The pope and E.O. Wilson


By Dr. Jim Penman - Contributing Columnist



Pope Francis has become a media superstar over the past two years, and his visit was a very big event. His message of compassion, his concern for the poor and his personal humility have struck a chord with millions of people. But how much relevance do his 2,000 year-old ideas have to the modern world? Especially given that traditional Catholic teaching on homosexuality, abortion and divorce are increasingly under attack.

Many would go even further and say that religion is an entirely negative force and responsible for most of the violence and warfare in the world. The John Lennon song ‘Imagine’ is an example of such thinking. If there were no religions, the whole world would be a peaceful, harmonious brotherhood.

Many scientists have bought into this argument, portraying Christianity as not only damaging but unscientific, the superstitious remnant of a more primitive age. An example of such thinking can be found in the writings of E.O. Wilson, who has achieved world-wide fame for his work on ants and termites. Wilson is a great man and a truly great scientist, so it is all the more striking that his views on religion are so ill-considered and unscientific, reflecting intellectual prejudice rather than careful thought.

In his most recent book, ‘The Meaning of Human Existence,’ he argues that the true cause of hatred and violence is faith versus faith, and to this statement he brings all the prestige and force of his scientific reputation. But, as anyone who has carefully studied history will know, it is completely wrong.

The very idea that peace is of value in itself was largely unknown in Europe before the rise of Christianity. The Romans were almost continuously at war and considered it right and proper that they should be so. Julius Caesar was responsible for the deaths of at least a million people in his conquest of Gaul, a campaign that made him so popular he was able to seize power in Rome.

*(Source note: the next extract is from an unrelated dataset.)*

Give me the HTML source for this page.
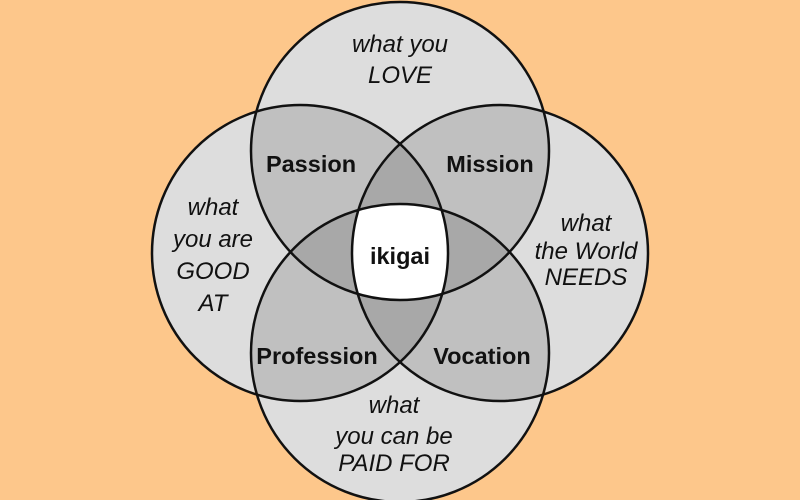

Even later when wars were fought in the name of religion, it is unclear whether religious differences caused wars or were merely an excuse for them. The Medieval Church spent far more effort in trying to prevent wars than in provoking them. Even the Crusades were at least in part an effort to get quarrelsome barons to take their violence elsewhere.

We might also ask whether societies with advanced religious systems are more or less than those without, such as the Yanomamo of the Amazon rain forest. In fact, recent research shows that pre-literate people were far more likely to die from violence.

This is only one of Wilson’s arguments. He also attacks religious belief in that creation stories such as in Genesis are contradicted by evidence for evolution, in which he keeps company with writers such as Richard Dawkins. But, of course, religion is far more than creation stories. Many believers, not least of them the Pope, are entirely comfortable with the Big Bang and a 14 billion-year-old universe. Doubt about creation stories is a feeble excuse for atheism.

The moral teachings of Christianity are even more out of favor in the modern world. More and more children are born out of wedlock, and gay marriage is the great cause of the age. And yet, careful scientific inquiry presents a very different picture.

It has been clear since the 1930s, from cross-cultural evidence, that civilized societies are far more likely to restrict sexual activity. What is more, societies that abandon their traditions tend to decline and collapse. An obvious example is that of ancient Rome. The argument against this is a ‘decadent’ society may flourish for a while, as happened in Rome and has been the case with us for the past half century.

But the new science of epigenetics, which deals with the effect of environment on the genes, shows how such effects can be very long-lasting. The full impact of changing sexual behavior may not be felt for several generations. A paper soon to be published by my research team shows how the life experiences of male rats have immense effects on their offspring, even though they have never met.

Early sexual activity is known to have a large and permanent effect on testosterone levels, which explains why adolescents restricting their sexual activity are more successful in education and career. There is also evidence that such traditional Christian practices as fasting, Sabbath keeping and the discipline of children have important and long-lasting psychological benefits.

What Wilson and others have done is to dignify conventional anti-religious sentiment by wrapping it in the language of science. This does no service to religion, but it is even more damaging to science. Pope Francis represents an ancient tradition which is of immense value to the modern world. Science, properly conducted, can do much to make this clear.

Dr. Penman, author of Biohistory: Decline and Fall of the West, has devoted his life to the scientific understanding of social change.